The research was a mix of archived documents, video files and oral histories. The archived documents included the entire case files for the two legal cases at the core of this book — one involved the Heart of Atlanta Motel, and the other the Pickrick Restaurant. The files I obtained included transcripts of court hearings in the 1960s, so I could recreate, verbatim, what the parties were saying at the time. I reviewed scores of other documents, such as Justice Department reports on the civil rights murders of the day, and videos of key political events in the 1960s. I fleshed out those documents with multiple interviews, including with the two surviving ministers who were involved in the legal cases and the widow of the lead plaintiff. Their oral histories enriched this saga.
What do you hope readers take away from “Heart of Atlanta”?
There are hundreds, or thousands, of unsung heroes of the civil rights movement. Meet five here.

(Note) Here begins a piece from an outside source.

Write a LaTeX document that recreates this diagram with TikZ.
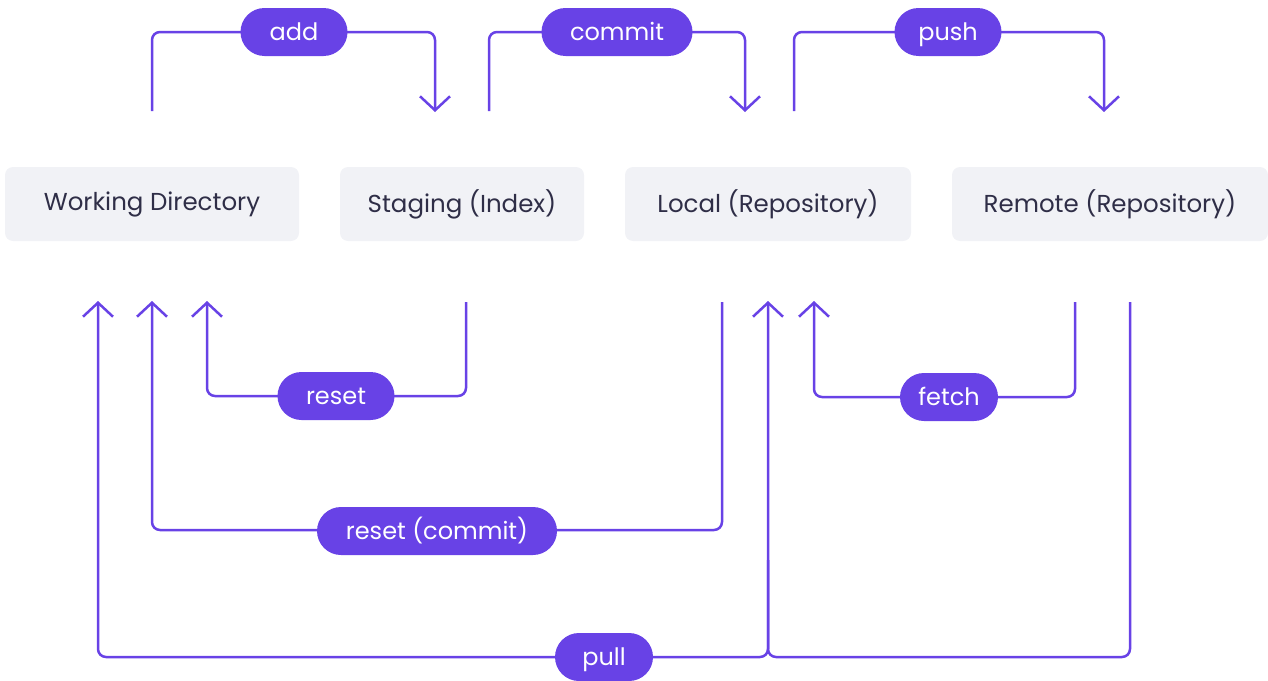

Is there anything you’d like to add?
I was moved by the bravery of the ministers who helped break the color barrier in Atlanta. When they sought a seat at the whites-only Pickrick Restaurant run by a future Georgia governor, the proprietor greeted them with a handgun and sold ax handles to his customers. The ministers, disciples of Martin Luther King Jr.’s preaching of nonviolence, did not fight back as they were surrounded by swarms blocking their entrance. But they didn’t retreat: They kept coming back, again and again, risking their lives to make clear that everyone deserves a seat at the table.